Barnes & Noble (BKS) reported awful quarterly results this week, and the bookseller put the blame squarely on a new culprit among retailers: the U.S. presidential elections.
Barnes & Noble said comparable store sales fell 6% in the first fiscal quarter, with that drop primarily from weak book sales. The company has been riven by a lot of drama lately, having ousted its CEO in August after less than a year. And on its investor call Thursday, Barnes & Noble admitted to investors that it had shot itself in the foot by cutting staff hours and lowering inventory too much.
But founder, chairman, top shareholder, and ex- and interim-CEO Leonard Riggio said he could trace the shopper traffic drop “precisely” to the current elections, which he said has generated “unprecedented” fear among shoppers.

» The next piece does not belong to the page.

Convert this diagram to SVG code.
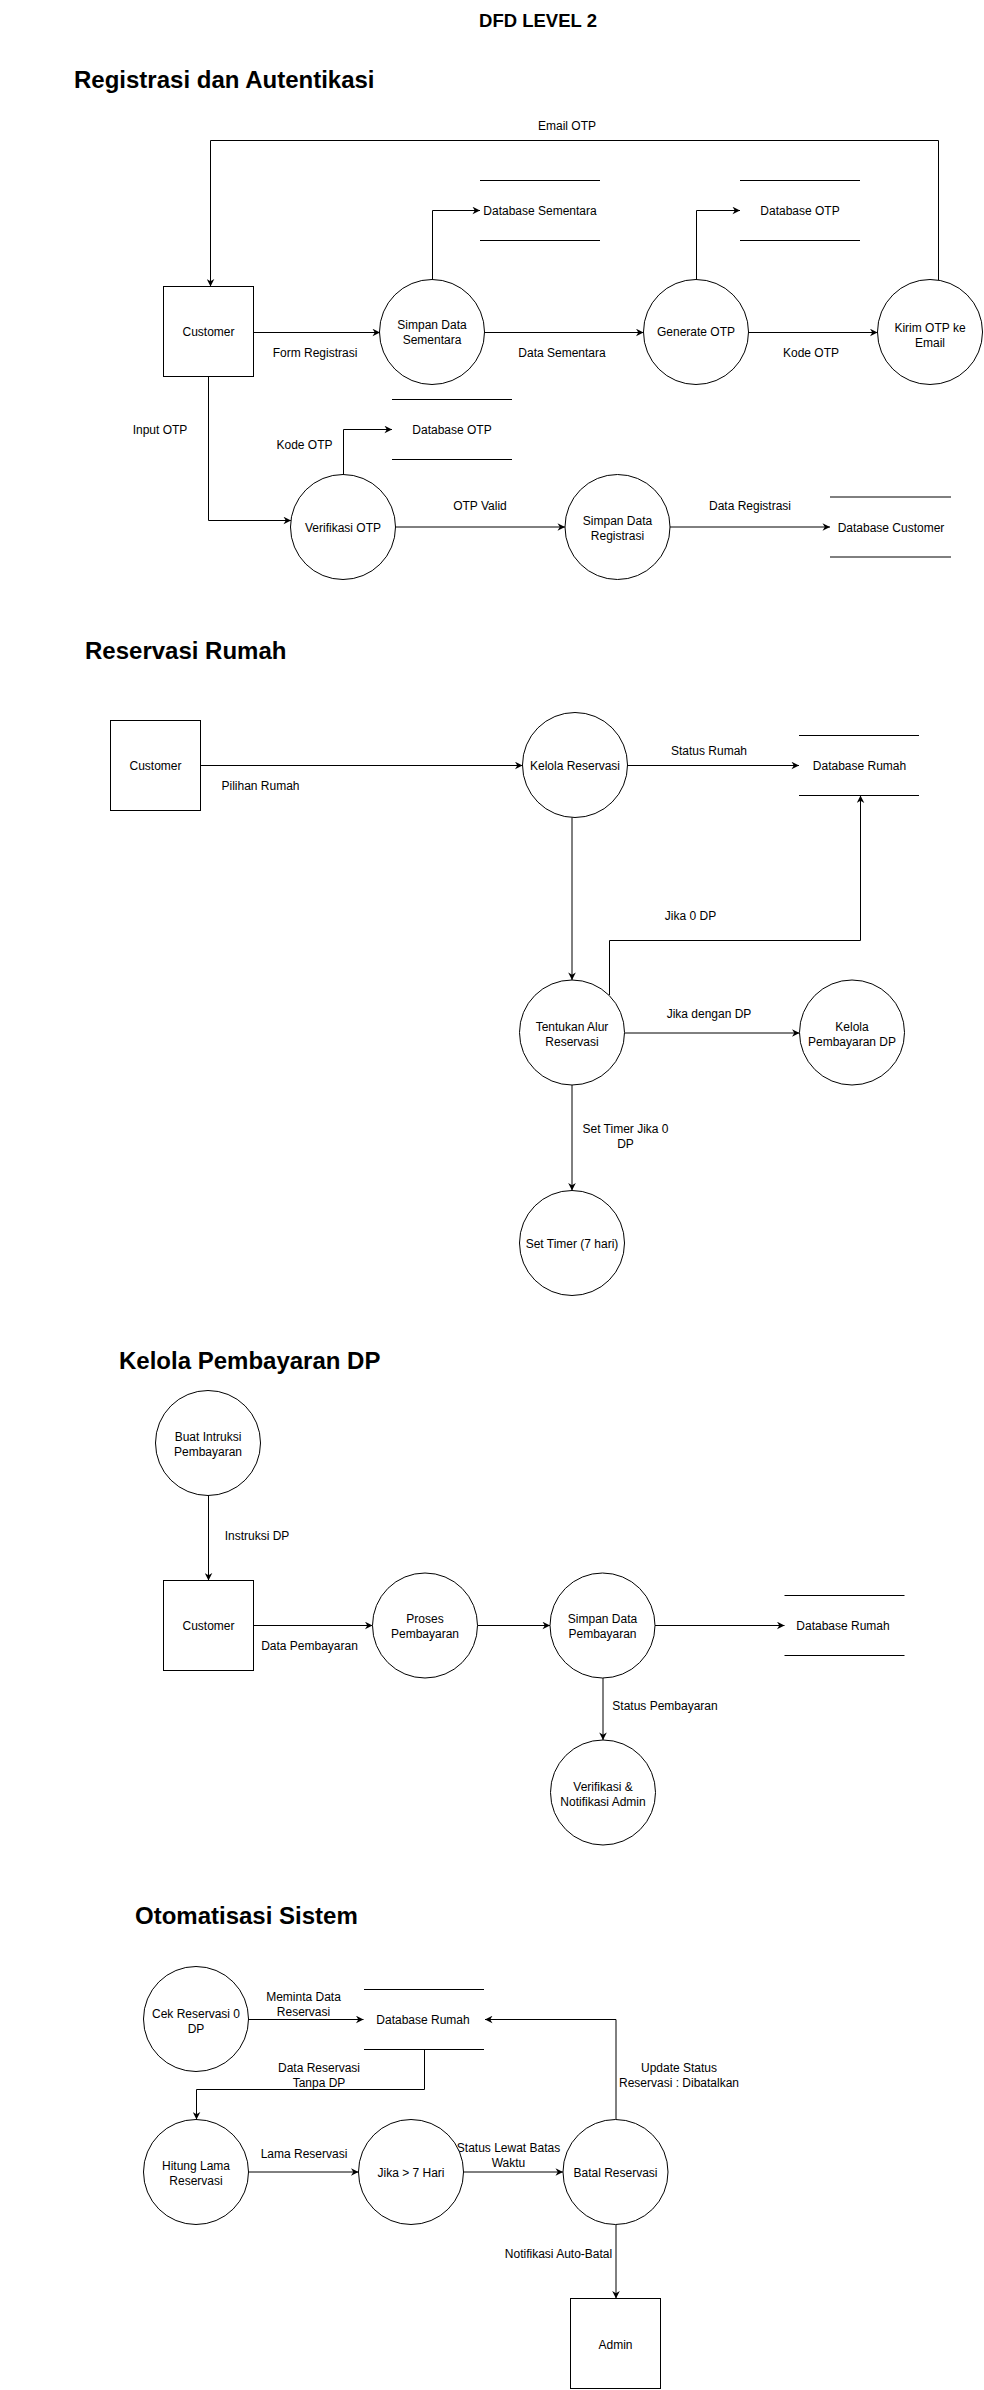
<svg xmlns="http://www.w3.org/2000/svg" width="984" height="2390" viewBox="0 0 984 2390">
<style>
.bg{fill:#fff}
.nd{fill:#fff;stroke:#000;stroke-width:1}
.st{fill:none;stroke:#000;stroke-width:1}
.ln{fill:none;stroke:#000;stroke-width:1;marker-end:url(#ar)}
.pl{fill:none;stroke:#000;stroke-width:1}
text{font-family:"Liberation Sans",Arial,Helvetica,sans-serif;font-size:12px;fill:#000;text-anchor:middle}
.h1{font-size:18.5px;font-weight:bold}
.h2{font-size:24px;font-weight:bold;text-anchor:start}
</style>
<defs>
<marker id="ar" markerUnits="userSpaceOnUse" viewBox="-8 -4 8 8" refX="0" refY="0" markerWidth="8" markerHeight="8" orient="auto">
<path d="M0,0 L-7.5,-3.8 L-5.2,0 L-7.5,3.8 Z" fill="#000"/>
</marker>
</defs>
<rect class="bg" x="0" y="0" width="984" height="2390"/>

<text class="h1" x="538" y="27">DFD LEVEL 2</text>
<text class="h2" x="74" y="88">Registrasi dan Autentikasi</text>
<text class="h2" x="85" y="659">Reservasi Rumah</text>
<text class="h2" x="119" y="1369">Kelola Pembayaran DP</text>
<text class="h2" x="135" y="1924">Otomatisasi Sistem</text>

<g id="connectors">
<!-- Section 1 -->
<path class="ln" d="M253.5 332.5 H380"/>
<path class="ln" d="M432.5 279.5 V210.5 H480"/>
<path class="ln" d="M484.5 332.5 H643.5"/>
<path class="ln" d="M696.5 279.5 V210.5 H740"/>
<path class="ln" d="M748.5 332.5 H877.5"/>
<path class="ln" d="M938.5 280 V140.5 H210.5 V286.5"/>
<path class="ln" d="M208.5 376.5 V520.5 H291"/>
<path class="ln" d="M343.5 474.5 V429.5 H392"/>
<path class="ln" d="M395.5 527 H565"/>
<path class="ln" d="M670 527 H830"/>
<!-- Section 2 -->
<path class="ln" d="M200.5 765.5 H522.5"/>
<path class="ln" d="M627.5 765.5 H799"/>
<path class="ln" d="M572 817.4 V980"/>
<path class="ln" d="M609.5 995 V940.5 H860.5 V795.5"/>
<path class="ln" d="M624.5 1033 H799.5"/>
<path class="ln" d="M572 1085 V1190.5"/>
<!-- Section 3 -->
<path class="ln" d="M208.5 1495.5 V1580.5"/>
<path class="ln" d="M253.5 1625.5 H372.5"/>
<path class="ln" d="M477.5 1625.5 H550"/>
<path class="ln" d="M655 1625.5 H784.5"/>
<path class="ln" d="M603 1678 V1740"/>
<!-- Section 4 -->
<path class="ln" d="M248.5 2019.5 H363.5"/>
<path class="ln" d="M424.5 2049.5 V2089.5 H196.5 V2119.5"/>
<path class="ln" d="M248.5 2172 H358.5"/>
<path class="ln" d="M463.5 2172 H563"/>
<path class="ln" d="M616 2119.5 V2019.5 H485"/>
<path class="ln" d="M616 2224.5 V2298.5"/>
</g>

<g id="connector-labels">
<text x="567" y="130">Email OTP</text>
<text x="315" y="357">Form Registrasi</text>
<text x="562" y="357">Data Sementara</text>
<text x="811" y="357">Kode OTP</text>
<text x="160" y="434">Input OTP</text>
<text x="304.5" y="449">Kode OTP</text>
<text x="480" y="510">OTP Valid</text>
<text x="750" y="510">Data Registrasi</text>
<text x="260.5" y="790">Pilihan Rumah</text>
<text x="709" y="755">Status Rumah</text>
<text x="690.5" y="920">Jika 0 DP</text>
<text x="709" y="1018">Jika dengan DP</text>
<text x="625.5" y="1133">Set Timer Jika 0</text>
<text x="625.5" y="1148">DP</text>
<text x="257" y="1540">Instruksi DP</text>
<text x="309.5" y="1650">Data Pembayaran</text>
<text x="665" y="1710">Status Pembayaran</text>
<text x="303.5" y="2001">Meminta Data</text>
<text x="303.5" y="2016">Reservasi</text>
<text x="319" y="2072">Data Reservasi</text>
<text x="319" y="2087">Tanpa DP</text>
<text x="304" y="2158">Lama Reservasi</text>
<text x="508.5" y="2152">Status Lewat Batas</text>
<text x="508.5" y="2167">Waktu</text>
<text x="679" y="2072">Update Status</text>
<text x="679" y="2087">Reservasi : Dibatalkan</text>
<text x="558.5" y="2258">Notifikasi Auto-Batal</text>
</g>

<!-- Section 1 nodes -->
<g id="customer1"><rect class="nd" x="163.5" y="286.5" width="90" height="90"/><text x="208.5" y="336">Customer</text></g>
<g id="simpan-sementara"><circle class="nd" cx="432" cy="332" r="52.5"/><text x="432" y="329">Simpan Data</text><text x="432" y="344">Sementara</text></g>
<g id="db-sementara"><path class="st" d="M480 180.5 H600 M480 240.5 H600"/><text x="540" y="215">Database Sementara</text></g>
<g id="generate-otp"><circle class="nd" cx="696" cy="332" r="52.5"/><text x="696" y="336">Generate OTP</text></g>
<g id="db-otp1"><path class="st" d="M740 180.5 H860 M740 240.5 H860"/><text x="800" y="215">Database OTP</text></g>
<g id="kirim-otp"><circle class="nd" cx="930" cy="332" r="52.5"/><text x="930" y="331.5">Kirim OTP ke</text><text x="930" y="346.5">Email</text></g>
<g id="verifikasi-otp"><circle class="nd" cx="343" cy="527" r="52.5"/><text x="343" y="531.5">Verifikasi OTP</text></g>
<g id="db-otp2"><path class="st" d="M392 399.5 H512 M392 459.5 H512"/><text x="452" y="433.5">Database OTP</text></g>
<g id="simpan-registrasi"><circle class="nd" cx="617.5" cy="527" r="52.5"/><text x="617.5" y="525">Simpan Data</text><text x="617.5" y="540">Registrasi</text></g>
<g id="db-customer"><path class="st" d="M830 497 H951 M830 557 H951"/><text x="891" y="531.5">Database Customer</text></g>

<!-- Section 2 nodes -->
<g id="customer2"><rect class="nd" x="110.5" y="720.5" width="90" height="90"/><text x="155.5" y="769.5">Customer</text></g>
<g id="kelola-reservasi"><circle class="nd" cx="575" cy="765" r="52.5"/><text x="575" y="769.5">Kelola Reservasi</text></g>
<g id="db-rumah1"><path class="st" d="M799 735.5 H919 M799 795.5 H919"/><text x="859.5" y="769.5">Database Rumah</text></g>
<g id="tentukan-alur"><circle class="nd" cx="572" cy="1032.5" r="52.5"/><text x="572" y="1030.5">Tentukan Alur</text><text x="572" y="1045.5">Reservasi</text></g>
<g id="kelola-dp"><circle class="nd" cx="852" cy="1032.5" r="52.5"/><text x="852" y="1030.5">Kelola</text><text x="852" y="1045.5">Pembayaran DP</text></g>
<g id="set-timer"><circle class="nd" cx="572" cy="1243" r="52.5"/><text x="572" y="1248">Set Timer (7 hari)</text></g>

<!-- Section 3 nodes -->
<g id="buat-instruksi"><circle class="nd" cx="208" cy="1443" r="52.5"/><text x="208" y="1441">Buat Intruksi</text><text x="208" y="1456">Pembayaran</text></g>
<g id="customer3"><rect class="nd" x="163.5" y="1580.5" width="90" height="90"/><text x="208.5" y="1629.5">Customer</text></g>
<g id="proses-pembayaran"><circle class="nd" cx="425" cy="1625.5" r="52.5"/><text x="425" y="1623">Proses</text><text x="425" y="1638">Pembayaran</text></g>
<g id="simpan-pembayaran"><circle class="nd" cx="602.5" cy="1625.5" r="52.5"/><text x="602.5" y="1623">Simpan Data</text><text x="602.5" y="1638">Pembayaran</text></g>
<g id="db-rumah2"><path class="st" d="M784.5 1595.5 H904.5 M784.5 1655.5 H904.5"/><text x="843" y="1630">Database Rumah</text></g>
<g id="verifikasi-admin"><circle class="nd" cx="603" cy="1792.5" r="52.5"/><text x="603" y="1791">Verifikasi &amp;</text><text x="603" y="1806">Notifikasi Admin</text></g>

<!-- Section 4 nodes -->
<g id="cek-reservasi"><circle class="nd" cx="196" cy="2019" r="52.5"/><text x="196" y="2017.5">Cek Reservasi 0</text><text x="196" y="2032.5">DP</text></g>
<g id="db-rumah3"><path class="st" d="M364 1989.5 H484 M364 2049.5 H484"/><text x="423" y="2024">Database Rumah</text></g>
<g id="hitung-lama"><circle class="nd" cx="196" cy="2172" r="52.5"/><text x="196" y="2170">Hitung Lama</text><text x="196" y="2185">Reservasi</text></g>
<g id="jika-7-hari"><circle class="nd" cx="411" cy="2172" r="52.5"/><text x="411" y="2177">Jika &gt; 7 Hari</text></g>
<g id="batal-reservasi"><circle class="nd" cx="615.5" cy="2172" r="52.5"/><text x="615.5" y="2177">Batal Reservasi</text></g>
<g id="admin"><rect class="nd" x="570.5" y="2298.5" width="90" height="90"/><text x="615.5" y="2349">Admin</text></g>
</svg>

“The preoccupation with this election is keeping them at home glued to their TVs and their desktops,” said Riggio, who built a single New York bookstore he bought in the 1970s into the largest U.S. bookstore chain. He’d previously stepped down as CEO in 2002.
Other consumer-facing companies have echoed Barnes & Noble’s lament.
“When a consumer is a little uncertain around their future and really trying to figure out what this election cycle really means to them, they’re not as apt to spend as freely as they might have even just a couple of quarters ago,” Wendy’s CEO Todd Penegor told investors last month.
His counterpart at McDonald’s (MCD), Steve Easterbrook, sounded a similar note when he said in July that customers are gauging “their financial security going forward” through elections. And this summer in an interview with CNBC, HSN (HSNI) CEO Mindy Grossman said the elections are making shoppers hesitant to shop.
But while the current race for the White House is certainly the most intriguing spectacle in years, blaming Clinton vs. Trump for fewer shoppers just doesn’t hold up.
For one thing, many high-flying retailers such as The Home Depot (HD) and Ulta Beauty (ULTA) have reported strong results, whileWalmart (WMT), whose clientele mirrors the U.S. public, reported good numbers, as did B&N nemesis Amazon.com (AMZN).
For another, the Conference Board’s Consumer Confidence Index, which is one of the widest measures of how optimistic shoppers are, hit an 11-month high in August. (B&N’s quarter ended July 30 but confidence had been building for months.).
If Barnes & Noble wants to point a finger, it should find a mirror. Online sales fell 1.6% last quarter, meaning that if Riggio is right and customers were indeed glued to their desktops, the chain failed to capitalize on that, making it one of the few retailers with shrinking e-commerce.
To be fair, even successful retailers have pointed to the election as a potential problem for stores. Ulta Beauty CEO Mary Dillon called the election a “wildcard.” But retailers and restaurants have a habit of finding new pretexts for poor results. One quarter it’s gas prices and another it’s the weather. Now election agita is the sector’s new excuse.